■ **WHAT THE TASK ASKS**
What is to be printed is the span of lines starting at the one containing "Output the Python" and ending at the one containing "density = [50, 75, 100, 125, 150, 175]", reproduced exactly with pictures left out.

■ **EXERCISE MATERIALS**

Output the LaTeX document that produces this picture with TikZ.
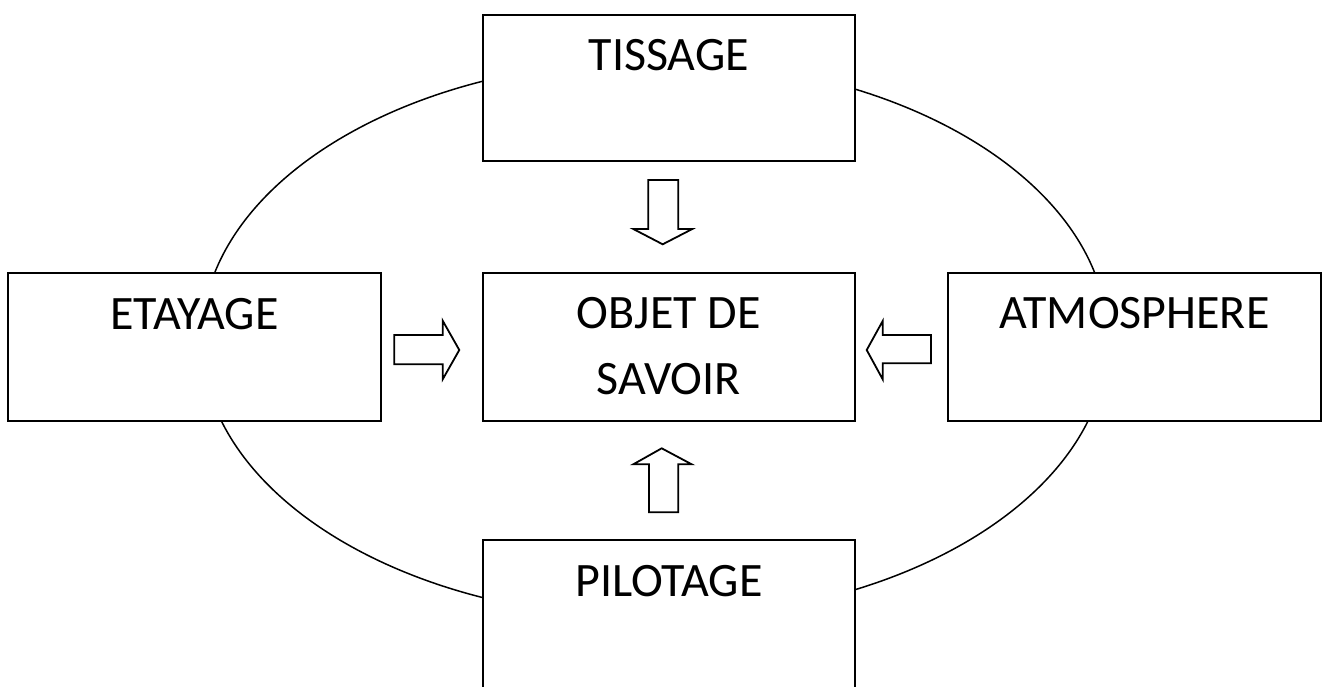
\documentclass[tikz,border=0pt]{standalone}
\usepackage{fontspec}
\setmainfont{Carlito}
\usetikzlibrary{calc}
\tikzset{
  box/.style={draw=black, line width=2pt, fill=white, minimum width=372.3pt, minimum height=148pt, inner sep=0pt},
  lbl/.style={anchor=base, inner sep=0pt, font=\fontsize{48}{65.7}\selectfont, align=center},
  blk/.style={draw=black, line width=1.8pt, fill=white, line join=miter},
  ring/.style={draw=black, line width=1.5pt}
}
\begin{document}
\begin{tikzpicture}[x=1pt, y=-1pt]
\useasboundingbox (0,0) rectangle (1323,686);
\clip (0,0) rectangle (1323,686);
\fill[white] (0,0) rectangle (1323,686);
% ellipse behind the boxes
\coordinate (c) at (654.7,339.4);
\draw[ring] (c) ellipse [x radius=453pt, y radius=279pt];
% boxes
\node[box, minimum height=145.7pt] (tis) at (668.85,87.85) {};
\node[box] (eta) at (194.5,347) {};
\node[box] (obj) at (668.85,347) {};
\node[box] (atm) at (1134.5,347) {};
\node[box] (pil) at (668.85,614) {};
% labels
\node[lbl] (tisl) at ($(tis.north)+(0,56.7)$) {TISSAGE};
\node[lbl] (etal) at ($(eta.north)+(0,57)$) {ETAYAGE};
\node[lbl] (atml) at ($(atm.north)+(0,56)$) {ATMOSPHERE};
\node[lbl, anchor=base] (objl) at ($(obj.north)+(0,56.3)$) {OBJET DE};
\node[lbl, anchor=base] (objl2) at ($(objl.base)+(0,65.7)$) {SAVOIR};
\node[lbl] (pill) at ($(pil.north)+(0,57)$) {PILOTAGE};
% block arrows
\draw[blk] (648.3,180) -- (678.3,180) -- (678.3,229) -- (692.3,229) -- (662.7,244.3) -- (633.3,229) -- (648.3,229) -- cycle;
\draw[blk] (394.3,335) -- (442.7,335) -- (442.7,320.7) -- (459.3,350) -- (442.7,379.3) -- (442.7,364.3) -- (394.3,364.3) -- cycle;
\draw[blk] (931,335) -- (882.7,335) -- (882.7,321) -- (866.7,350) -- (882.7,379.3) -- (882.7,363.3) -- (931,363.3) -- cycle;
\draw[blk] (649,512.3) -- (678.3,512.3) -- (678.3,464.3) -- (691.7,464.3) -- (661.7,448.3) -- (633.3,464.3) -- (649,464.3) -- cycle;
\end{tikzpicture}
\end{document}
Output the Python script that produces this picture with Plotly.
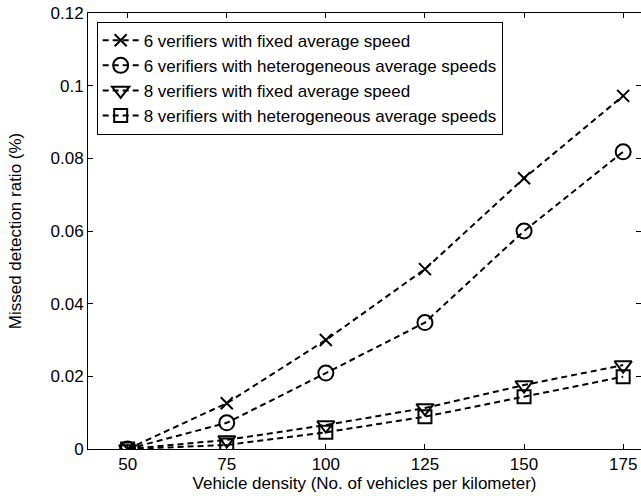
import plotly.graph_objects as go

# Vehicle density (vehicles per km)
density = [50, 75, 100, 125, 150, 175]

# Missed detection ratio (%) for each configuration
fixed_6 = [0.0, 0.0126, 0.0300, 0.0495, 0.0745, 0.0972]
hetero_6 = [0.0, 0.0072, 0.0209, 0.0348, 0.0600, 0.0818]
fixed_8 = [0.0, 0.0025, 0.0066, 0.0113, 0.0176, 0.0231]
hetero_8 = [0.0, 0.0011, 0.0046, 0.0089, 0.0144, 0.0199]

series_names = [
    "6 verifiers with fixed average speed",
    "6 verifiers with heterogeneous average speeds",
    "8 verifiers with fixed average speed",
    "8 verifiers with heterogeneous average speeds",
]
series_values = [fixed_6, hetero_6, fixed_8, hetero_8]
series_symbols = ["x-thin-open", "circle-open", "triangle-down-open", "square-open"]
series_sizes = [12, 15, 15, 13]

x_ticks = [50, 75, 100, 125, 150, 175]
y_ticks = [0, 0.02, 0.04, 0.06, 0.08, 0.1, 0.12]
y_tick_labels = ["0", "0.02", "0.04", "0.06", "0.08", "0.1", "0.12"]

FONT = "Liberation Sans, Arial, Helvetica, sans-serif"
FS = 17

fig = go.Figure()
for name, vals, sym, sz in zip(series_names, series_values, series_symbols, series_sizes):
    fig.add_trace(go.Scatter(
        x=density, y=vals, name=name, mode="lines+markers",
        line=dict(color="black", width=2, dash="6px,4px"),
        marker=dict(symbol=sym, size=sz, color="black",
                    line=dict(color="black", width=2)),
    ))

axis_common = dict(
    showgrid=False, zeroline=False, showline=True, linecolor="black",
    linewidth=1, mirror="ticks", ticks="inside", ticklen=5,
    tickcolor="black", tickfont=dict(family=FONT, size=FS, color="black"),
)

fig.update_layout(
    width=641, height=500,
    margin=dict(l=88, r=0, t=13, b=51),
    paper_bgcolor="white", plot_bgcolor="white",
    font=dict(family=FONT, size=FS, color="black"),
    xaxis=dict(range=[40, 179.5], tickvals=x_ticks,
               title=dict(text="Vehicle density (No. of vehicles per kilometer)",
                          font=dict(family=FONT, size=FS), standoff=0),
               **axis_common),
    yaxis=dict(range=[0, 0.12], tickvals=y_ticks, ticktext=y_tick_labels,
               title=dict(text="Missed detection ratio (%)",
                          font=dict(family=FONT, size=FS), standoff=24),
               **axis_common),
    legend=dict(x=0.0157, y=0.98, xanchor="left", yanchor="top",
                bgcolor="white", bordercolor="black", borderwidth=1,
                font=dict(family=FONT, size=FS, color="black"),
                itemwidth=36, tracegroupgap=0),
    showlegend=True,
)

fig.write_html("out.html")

■ **RESULT FOR THIS TASK**
Output the Python script that produces this picture with Plotly.
import plotly.graph_objects as go

# Vehicle density (vehicles per km)
density = [50, 75, 100, 125, 150, 175]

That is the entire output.